# Ethereal/Wireshark can't detect interface



## ini_hendry

hi..
i got a problem with my ethereal ..
the software used to able to detect my interfaces normally.
But suddenly, beginning from yesterday., whenever i open my ethereal, it shows nothing. There are no interfaces i in the "capture" -> "interfaces"

I've 
- reinstall winpcap with newest version
- reinstall wireshark with newest version
- reinstall my network card driver

But still, my ethereal can't detect my interfaces normally as it used to .
How can i fix this problem ? 

I checked that my connections are fine and i can use the internet normally .


----------



## johnwill

Perhaps posting on their site would yield an answer. I've never seen the issue, and I don't really know where I'd start looking without actually having the failure in front of me.


----------



## Cellus

Take a look at the following FAQ entry on the Wireshark website:

http://www.wireshark.org/faq.html#q8.1

I'm sorry but beyond that I also really can't think of anything else myself either without getting some hands-on with the PC. Wireshark is not a simple program, which makes it difficult to troubleshoot.


----------



## g0bl1n

Are you experiencing this problem with XP or another OS like *nix?

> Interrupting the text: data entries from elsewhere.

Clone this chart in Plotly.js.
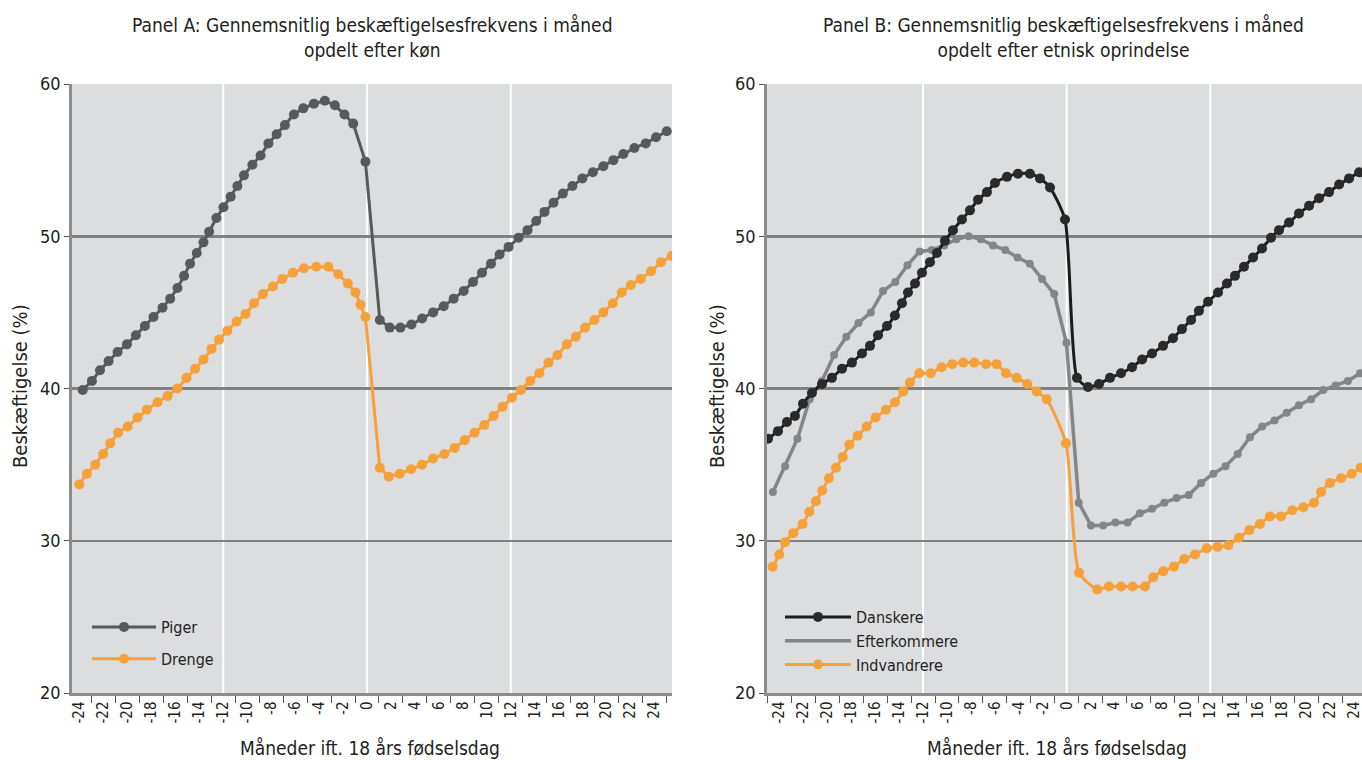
<!DOCTYPE html>
<html><head><meta charset="utf-8">
<script src="https://cdn.plot.ly/plotly-3.0.1.min.js"></script>
<style>html,body{margin:0;padding:0;overflow:hidden;background:#fff}#chart{width:1362px;height:760px}</style>
</head><body><div id="chart"></div>
<script>
// ---------- Data ----------
// Panel A: x = months relative to 18th birthday, y = employment rate (%)
const pigerX = [-23.73,-22.96,-22.29,-21.57,-20.82,-20.04,-19.29,-18.54,-17.82,-17.07,-16.43,-15.82,-15.27,-14.77,-14.21,-13.65,-13.18,-12.57,-11.98,-11.38,-10.82,-10.27,-9.57,-8.88,-8.23,-7.54,-6.85,-6.10,-5.32,-4.43,-3.52,-2.68,-1.88,-1.15,-0.13,
  1.07,1.90,2.79,3.71,4.60,5.52,6.40,7.23,8.07,8.85,9.60,10.35,11.07,11.82,12.65,13.40,14.13,14.82,15.57,16.35,17.15,17.98,18.85,19.73,20.57,21.40,22.32,23.27,24.13,25.02];
const pigerY = [39.9,40.5,41.2,41.8,42.4,42.9,43.5,44.1,44.7,45.3,45.9,46.6,47.4,48.2,48.9,49.6,50.3,51.2,51.9,52.6,53.3,54.0,54.7,55.3,56.1,56.7,57.3,58.0,58.4,58.7,58.9,58.6,58.0,57.4,54.9,
  44.5,44.0,44.0,44.2,44.6,45.0,45.4,45.9,46.4,47.0,47.6,48.2,48.8,49.3,49.9,50.4,51.0,51.6,52.2,52.8,53.3,53.8,54.2,54.6,55.0,55.4,55.8,56.1,56.5,56.9];
const drengeX = [-24.02,-23.38,-22.68,-22.02,-21.43,-20.77,-19.98,-19.15,-18.38,-17.48,-16.65,-15.82,-15.07,-14.35,-13.65,-12.98,-12.35,-11.65,-10.88,-10.13,-9.43,-8.68,-7.85,-7.07,-6.18,-5.27,-4.23,-3.23,-2.40,-1.60,-0.96,-0.54,-0.13,
  1.07,1.82,2.73,3.68,4.60,5.52,6.46,7.32,8.15,8.98,9.79,10.57,11.32,12.10,12.85,13.63,14.38,15.15,15.90,16.68,17.43,18.21,18.98,19.73,20.52,21.27,22.02,22.85,23.71,24.54,25.43];
const drengeY = [33.7,34.4,35.0,35.7,36.4,37.1,37.5,38.1,38.6,39.1,39.5,40.0,40.7,41.3,41.9,42.6,43.2,43.8,44.4,44.9,45.6,46.2,46.7,47.2,47.6,47.9,48.0,48.0,47.5,46.9,46.3,45.5,44.7,
  34.8,34.2,34.4,34.7,35.0,35.4,35.7,36.1,36.6,37.1,37.6,38.2,38.8,39.4,39.9,40.5,41.0,41.7,42.2,42.9,43.4,44.0,44.5,45.0,45.6,46.3,46.8,47.2,47.7,48.3,48.7];

// Panel B
const danskereX = [-24.95,-24.12,-23.37,-22.70,-22.03,-21.28,-20.44,-19.61,-18.77,-17.94,-17.10,-16.43,-15.76,-15.01,-14.35,-13.76,-13.26,-12.67,-12.09,-11.42,-10.84,-10.17,-9.50,-8.75,-8.08,-7.41,-6.66,-5.99,-4.99,-4.07,-3.07,-2.23,-1.39,-0.14,
  0.86,1.78,2.70,3.62,4.54,5.46,6.30,7.13,8.05,8.88,9.63,10.39,11.05,11.81,12.64,13.39,14.06,14.81,15.57,16.32,17.07,17.74,18.58,19.41,20.25,21.08,21.92,22.76,23.59,24.43];
const danskereY = [36.7,37.2,37.8,38.2,39.0,39.7,40.3,40.7,41.3,41.7,42.3,42.8,43.5,44.1,44.8,45.6,46.3,46.9,47.6,48.3,48.9,49.7,50.4,51.1,51.7,52.4,52.9,53.5,53.9,54.1,54.1,53.8,53.2,51.1,
  40.7,40.1,40.3,40.7,41.0,41.4,41.9,42.3,42.8,43.3,43.9,44.5,45.1,45.7,46.3,46.9,47.4,48.0,48.6,49.2,49.9,50.4,50.9,51.5,52.0,52.5,52.9,53.4,53.8,54.2];
const efterkommereX = [-24.54,-23.52,-22.49,-21.47,-20.45,-19.43,-18.41,-17.39,-16.36,-15.34,-14.32,-13.30,-12.28,-11.26,-10.23,-9.21,-8.19,-7.17,-6.15,-5.13,-4.10,-3.08,-2.06,-1.04,-0.02,
  1.01,2.03,3.05,4.07,5.09,6.12,7.14,8.16,9.18,10.20,11.23,12.25,13.27,14.29,15.31,16.33,17.36,18.38,19.40,20.42,21.44,22.47,23.49,24.51];
const efterkommereY = [33.2,34.9,36.7,39.3,40.5,42.2,43.4,44.3,45.0,46.4,47.0,48.1,49.0,49.1,49.4,49.8,50.0,49.8,49.4,49.1,48.6,48.2,47.2,46.2,43.0,
  32.5,31.0,31.0,31.2,31.2,31.8,32.1,32.5,32.8,33.0,33.8,34.4,34.9,35.7,36.8,37.5,37.9,38.4,38.9,39.3,39.9,40.2,40.5,41.0];
const indvandrereX = [-24.56,-24.01,-23.53,-22.84,-22.06,-21.50,-20.94,-20.42,-19.86,-19.27,-18.71,-18.16,-17.46,-16.71,-15.96,-15.10,-14.34,-13.65,-13.09,-12.31,-11.36,-10.44,-9.56,-8.64,-7.72,-6.74,-5.85,-5.07,-4.18,-3.29,-2.51,-1.67,-0.06,
  1.03,2.56,3.53,4.54,5.51,6.54,7.23,8.07,8.96,9.82,10.72,11.70,12.61,13.50,14.39,15.26,16.15,16.98,17.90,18.85,19.77,20.66,21.25,22.00,22.92,23.81,24.56];
const indvandrereY = [28.3,29.1,29.9,30.5,31.1,31.9,32.6,33.3,34.1,34.8,35.5,36.3,36.9,37.5,38.1,38.6,39.1,39.8,40.4,41.0,41.0,41.4,41.6,41.7,41.7,41.6,41.6,41.0,40.7,40.3,39.8,39.3,36.4,
  27.9,26.8,27.0,27.0,27.0,27.0,27.6,28.0,28.3,28.8,29.1,29.5,29.6,29.7,30.2,30.7,31.1,31.6,31.6,32.0,32.2,32.5,33.2,33.8,34.1,34.4,34.8];

// Axis ticks
const tickMonths = [-24,-22,-20,-18,-16,-14,-12,-10,-8,-6,-4,-2,0,2,4,6,8,10,12,14,16,18,20,22,24];
const tickLabels = ['-24','-22','-20','-18','-16','-14','-12','-10','-8','-6','-4','-2','0','2','4','6','8','10','12','14','16','18','20','22','24'];
const minorMonths = [-25,-23,-21,-19,-17,-15,-13,-11,-9,-7,-5,-3,-1,1,3,5,7,9,11,13,15,17,19,21,23,25];
const gridMonths = [-12, 0, 12];
const yTicks = [20, 30, 40, 50, 60];

const titleA = 'Panel A: Gennemsnitlig beskæftigelsesfrekvens i måned<br>opdelt efter køn';
const titleB = 'Panel B: Gennemsnitlig beskæftigelsesfrekvens i måned<br>opdelt efter etnisk oprindelse';
const xTitle = 'Måneder ift. 18 års fødselsdag';
const yTitle = 'Beskæftigelse (%)';

// ---------- Styling ----------
const FONT = "'Liberation Sans Narrow', 'DejaVu Sans Condensed', 'Arial Narrow', sans-serif";
const TXT = '#231f20';
const GRAY = '#58595b', ORANGE = '#f6a03a', BLACK = '#1c1c1c', MID = '#838588';
const W = 1362, H = 760;

function xAxis(domain, range, anchor) {
  return {
    domain: domain, range: range, anchor: anchor,
    tickmode: 'array', tickvals: tickMonths, ticktext: tickLabels, tickangle: -90,
    ticks: '', showgrid: false, zeroline: false, ticklabeloverflow: 'allow',
    showline: true, linecolor: '#8c8c8c', linewidth: 2.5,
    tickfont: {size: 15, color: TXT, family: FONT},
    minor: {tickmode: 'array', tickvals: minorMonths, ticks: 'outside', ticklen: 7, tickwidth: 1, tickcolor: '#555', showgrid: false},
    fixedrange: true
  };
}
function yAxis(anchor) {
  return {
    domain: [67 / H, 676 / H], range: [20, 60], anchor: anchor,
    tickmode: 'array', tickvals: yTicks, ticks: 'outside', ticklen: 5, tickwidth: 1, tickcolor: '#555',
    showgrid: true, gridcolor: '#808080', gridwidth: 2.5, zeroline: false,
    showline: true, linecolor: '#8c8c8c', linewidth: 2.5,
    tickfont: {size: 18, color: TXT, family: FONT}, fixedrange: true
  };
}

const traces = [
  {x: pigerX, y: pigerY, name: 'Piger', type: 'scatter', mode: 'lines+markers', xaxis: 'x', yaxis: 'y', legend: 'legend', legendgroup: 'a1',
   line: {color: GRAY, width: 3}, marker: {color: GRAY, size: 10}},
  {x: drengeX, y: drengeY, name: 'Drenge', type: 'scatter', mode: 'lines+markers', xaxis: 'x', yaxis: 'y', legend: 'legend', legendgroup: 'a2',
   line: {color: ORANGE, width: 3}, marker: {color: ORANGE, size: 10}},
  {x: efterkommereX, y: efterkommereY, name: 'Efterkommere', type: 'scatter', mode: 'lines', xaxis: 'x2', yaxis: 'y2', legend: 'legend2', legendrank: 2,
   line: {color: MID, width: 3.5}},
  {x: efterkommereX, y: efterkommereY, name: 'Efterkommere', type: 'scatter', mode: 'markers', xaxis: 'x2', yaxis: 'y2', showlegend: false,
   marker: {color: MID, size: 8}},
  {x: indvandrereX, y: indvandrereY, name: 'Indvandrere', type: 'scatter', mode: 'lines+markers', xaxis: 'x2', yaxis: 'y2', legend: 'legend2', legendrank: 3,
   line: {color: ORANGE, width: 3, shape: 'spline', smoothing: 0.6}, marker: {color: ORANGE, size: 10}},
  {x: danskereX, y: danskereY, name: 'Danskere', type: 'scatter', mode: 'lines+markers', xaxis: 'x2', yaxis: 'y2', legend: 'legend2', legendrank: 1,
   line: {color: BLACK, width: 3, shape: 'spline', smoothing: 0.6}, marker: {color: '#2a2a2a', size: 10}}
];

const shapes = [];
gridMonths.forEach(function (m) {
  ['x', 'x2'].forEach(function (ax) {
    shapes.push({type: 'line', layer: 'below', xref: ax, yref: (ax === 'x' ? 'y' : 'y2') + ' domain',
      x0: m, x1: m, y0: 0, y1: 1, line: {color: '#ffffff', width: 2}});
  });
});

function ann(text, x, y, size, opts) {
  return Object.assign({text: text, x: x, y: y, xref: 'paper', yref: 'paper', showarrow: false,
    font: {family: FONT, size: size, color: TXT}}, opts || {});
}

const layout = {
  width: W, height: H, margin: {l: 0, r: 0, t: 0, b: 0},
  paper_bgcolor: '#ffffff', plot_bgcolor: '#dcdddf',
  font: {family: FONT, color: TXT},
  showlegend: true,
  xaxis: xAxis([71.7 / W, 672 / W], [-24.65, 25.46], 'y'),
  yaxis: yAxis('x'),
  xaxis2: xAxis([766.7 / W, 1], [-25.06, 24.67], 'y2'),
  yaxis2: yAxis('x2'),
  legend: {x: 87 / W, y: 1 - 610 / H, xanchor: 'left', yanchor: 'top', bgcolor: 'rgba(0,0,0,0)',
    font: {family: FONT, size: 16, color: TXT}, traceorder: 'grouped', tracegroupgap: 8, itemwidth: 64},
  legend2: {x: 780 / W, y: 1 - 600 / H, xanchor: 'left', yanchor: 'top', bgcolor: 'rgba(0,0,0,0)',
    font: {family: FONT, size: 16, color: TXT}, traceorder: 'normal', tracegroupgap: 0, itemwidth: 66},
  shapes: shapes,
  annotations: [
    ann(titleA, 372 / W, 1 - 12 / H, 19, {yanchor: 'top', xanchor: 'center'}),
    ann(titleB, 1063 / W, 1 - 12 / H, 19, {yanchor: 'top', xanchor: 'center'}),
    ann(xTitle, 370 / W, 1 - 748 / H, 19, {yanchor: 'middle', xanchor: 'center'}),
    ann(xTitle, 1057 / W, 1 - 748 / H, 19, {yanchor: 'middle', xanchor: 'center'}),
    ann(yTitle, 20 / W, 1 - 386 / H, 20, {textangle: -90, xanchor: 'center', yanchor: 'middle'}),
    ann(yTitle, 717 / W, 1 - 386 / H, 20, {textangle: -90, xanchor: 'center', yanchor: 'middle'})
  ]
};

Plotly.newPlot('chart', traces, layout, {staticPlot: true, displayModeBar: false});
</script></body></html>
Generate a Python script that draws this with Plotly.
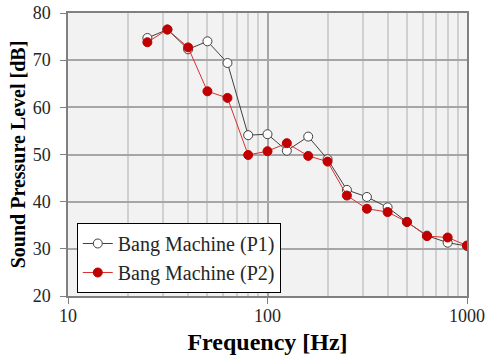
import plotly.graph_objects as go

freq = [25, 31.5, 40, 50, 63, 80, 100, 125, 160, 200, 250, 315, 400, 500, 630, 800, 1000]
p1 = [74.7, 76.5, 72.3, 74.0, 69.4, 54.1, 54.3, 50.8, 53.8, 49.0, 42.5, 41.0, 38.8, 35.7, 32.8, 31.3, 30.6]
p2 = [73.8, 76.5, 72.7, 63.4, 62.0, 49.9, 50.7, 52.4, 49.7, 48.5, 41.3, 38.5, 37.8, 35.7, 32.7, 32.4, 30.7]
names = ["Bang Machine (P1)", "Bang Machine (P2)"]

font = "Liberation Serif, Times New Roman, serif"

fig = go.Figure()
fig.add_trace(go.Scatter(
    x=freq, y=p1, name=names[0], mode="lines+markers",
    line=dict(color="#404040", width=1),
    marker=dict(size=9, color="white", line=dict(color="#404040", width=1)),
))
fig.add_trace(go.Scatter(
    x=freq, y=p2, name=names[1], mode="lines+markers",
    line=dict(color="#d83030", width=1),
    marker=dict(size=9, color="#c00000", line=dict(color="#c00000", width=1)),
))

fig.update_layout(
    width=487, height=358,
    margin=dict(l=68, r=20, t=13, b=62),
    paper_bgcolor="white", plot_bgcolor="#f2f2f2",
    font=dict(family=font, size=18, color="#262626"),
    showlegend=True,
    legend=dict(
        x=0.022, y=0.258, xanchor="left", yanchor="top",
        bgcolor="white", bordercolor="black", borderwidth=1,
        font=dict(family=font, size=20, color="#262626"),
        tracegroupgap=0, itemwidth=30,
    ),
)
fig.update_xaxes(
    type="log", range=[1, 3], dtick=1, automargin=False,
    showgrid=True, gridcolor="#a6a6a6", gridwidth=1.5,
    minor=dict(showgrid=True, gridcolor="#d0d0d0", dtick="D1", ticks=""),
    showline=True, linecolor="#808080", linewidth=1.5, mirror=True,
    ticks="outside", ticklen=6, tickcolor="#808080", ticklabelstandoff=-3,
    title=dict(text="<b>Frequency [Hz]</b>", font=dict(family=font, size=24, color="black"), standoff=8),
    tickfont=dict(family=font, size=18, color="#262626"),
    zeroline=False,
)
fig.update_yaxes(
    range=[20, 80], dtick=10, automargin=False,
    showgrid=True, gridcolor="#a6a6a6", gridwidth=1.5,
    showline=True, linecolor="#808080", linewidth=1.5, mirror=True,
    ticks="outside", ticklen=6, tickcolor="#808080", ticklabelstandoff=6,
    title=dict(text="<b>Sound Pressure Level [dB]</b>", font=dict(family=font, size=20, color="black"), standoff=2),
    tickfont=dict(family=font, size=18, color="#262626"),
    zeroline=False,
)

fig.write_html("out.html")
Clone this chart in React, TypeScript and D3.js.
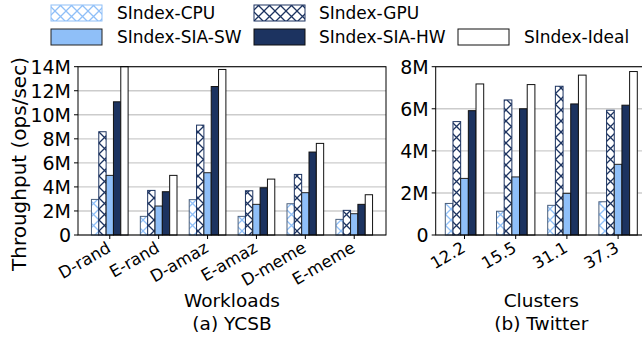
import React from "react";
import { scaleLinear } from "d3";

// data (values in millions of ops/sec)
const ycsbWorkloads = ["D-rand", "E-rand", "D-amaz", "E-amaz", "D-meme", "E-meme"];
const ycsbCPU = [2.96, 1.55, 2.94, 1.55, 2.6, 1.3];
const ycsbGPU = [8.59, 3.71, 9.14, 3.68, 5.04, 2.05];
const ycsbSW = [4.96, 2.41, 5.18, 2.55, 3.52, 1.77];
const ycsbHW = [11.08, 3.6, 12.35, 3.93, 6.9, 2.55];
const ycsbIdeal = [14.3, 4.96, 13.77, 4.65, 7.62, 3.35];

const twClusters = ["12.2", "15.5", "31.1", "37.3"];
const twCPU = [1.5, 1.13, 1.41, 1.58];
const twGPU = [5.39, 6.42, 7.07, 5.93];
const twSW = [2.69, 2.76, 1.98, 3.36];
const twHW = [5.91, 6.0, 6.23, 6.17];
const twIdeal = [7.18, 7.15, 7.6, 7.77];

const ycsbTicks = [0, 2, 4, 6, 8, 10, 12, 14];
const twTicks = [0, 2, 4, 6, 8];

const LIGHT = "#8fbff8";
const NAVY = "#1c3360";
const FONT = "DejaVu Sans";

const seriesNames = ["SIndex-CPU", "SIndex-GPU", "SIndex-SIA-SW", "SIndex-SIA-HW", "SIndex-Ideal"];
const seriesStyle = [
  { fill: "url(#hatchCPU)", stroke: "#4a5f7c" },
  { fill: "url(#hatchGPU)", stroke: NAVY },
  { fill: LIGHT, stroke: "#222" },
  { fill: NAVY, stroke: "#111" },
  { fill: "#fff", stroke: "#111" },
];
const legendStroke = [LIGHT, NAVY, "#222", "#111", "#111"];

const BARW = 0.15;
const tickLabel = (v: number) => (v === 0 ? "0" : v + "M");

function Panel({ cats, series, ticks, x0, x1, dom, ymax, xlabel, title }: any) {
  const top = 66.7, bottom = 235;
  const x = scaleLinear().domain(dom).range([x0, x1]);
  const y = scaleLinear().domain([0, ymax]).range([bottom, top]).clamp(true);
  const bw = x(BARW) - x(0);
  const mid = (x0 + x1) / 2;
  return (
    <g>
      {ticks.map((t: number) => (
        <g key={t}>
          <line x1={x0} x2={x1} y1={y(t)} y2={y(t)} stroke="#cccccc" strokeWidth={1.4} />
          <line x1={x0 - 4} x2={x0} y1={y(t)} y2={y(t)} stroke="#000" />
          <text x={x0 - 7} y={y(t)} dy="0.36em" textAnchor="end" fontSize={19} fontFamily={FONT}>
            {tickLabel(t)}
          </text>
        </g>
      ))}
      {series.map((vals: number[], s: number) =>
        vals.map((v, i) => {
          const left = x(i + (s - 2.5) * BARW);
          return (
            <rect key={s + "-" + i} x={left} y={y(v)} width={bw} height={bottom - y(v)}
              fill={seriesStyle[s].fill} stroke={seriesStyle[s].stroke} strokeWidth={1} />
          );
        })
      )}
      <rect x={x0} y={top} width={x1 - x0} height={bottom - top} fill="none" stroke="#000" strokeWidth={1} />
      {cats.map((c: string, i: number) => (
        <g key={c}>
          <line x1={x(i)} x2={x(i)} y1={bottom} y2={bottom + 4} stroke="#000" />
          <text transform={`translate(${x(i) + 2},${bottom + 16}) rotate(-30)`} textAnchor="end"
            fontSize={16.5} fontFamily={FONT}>
            {c}
          </text>
        </g>
      ))}
      <text x={mid} y={307} textAnchor="middle" fontSize={18.5} fontFamily={FONT}>{xlabel}</text>
      <text x={mid} y={330} textAnchor="middle" fontSize={18.5} fontFamily={FONT}>{title}</text>
    </g>
  );
}

export default function App() {
  const legendPos = [
    { x: 51, y: 5, tx: 117 },
    { x: 254, y: 5, tx: 319 },
    { x: 51, y: 29, tx: 117 },
    { x: 254, y: 29, tx: 319 },
    { x: 458, y: 29, tx: 524 },
  ];
  return (
    <svg width={642} height={339} style={{ position: "absolute", left: 0, top: 0, background: "#fff" }}>
      <defs>
        <pattern id="hatchCPU" patternUnits="userSpaceOnUse" width={11} height={11}>
          <rect width={11} height={11} fill="#fff" />
          <path d="M0,0L11,11M11,0L0,11" stroke={LIGHT} strokeWidth={1.3} />
        </pattern>
        <pattern id="hatchGPU" patternUnits="userSpaceOnUse" width={11} height={11}>
          <rect width={11} height={11} fill="#fff" />
          <path d="M0,0L11,11M11,0L0,11" stroke={NAVY} strokeWidth={1.3} />
        </pattern>
      </defs>
      <rect width={642} height={339} fill="#fff" />
      {seriesNames.map((n, i) => (
        <g key={n}>
          <rect x={legendPos[i].x} y={legendPos[i].y} width={51} height={16}
            fill={seriesStyle[i].fill} stroke={legendStroke[i]} strokeWidth={1} />
          <text x={legendPos[i].tx} y={legendPos[i].y + 14} fontSize={17} fontFamily={FONT}>{n}</text>
        </g>
      ))}
      <text transform="translate(26,164) rotate(-90)" textAnchor="middle" fontSize={20} fontFamily={FONT}>
        Throughput (ops/sec)
      </text>
      <Panel cats={ycsbWorkloads} series={[ycsbCPU, ycsbGPU, ycsbSW, ycsbHW, ycsbIdeal]} ticks={ycsbTicks}
        x0={78} x1={386} dom={[-0.65, 5.65]} ymax={14} xlabel="Workloads" title="(a) YCSB" />
      <Panel cats={twClusters} series={[twCPU, twGPU, twSW, twHW, twIdeal]} ticks={twTicks}
        x0={435.7} x1={646.9} dom={[-0.5625, 3.5625]} ymax={8} xlabel="Clusters" title="(b) Twitter" />
    </svg>
  );
}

I had the same problem when upgrading from Ubuntu 7.10 to Ubuntu 8.04. The shortcut under my Applications tab no longer included "Wireshark (as root)".

You can still run it using



Code:


[email protected]:~$ sudo wireshark

...which will give you the privileges required for accessing the interface.

It could also be a privilege issue if you're using XP but I haven't had problems with that myself.

Hope this helps!

g0bl1n


----------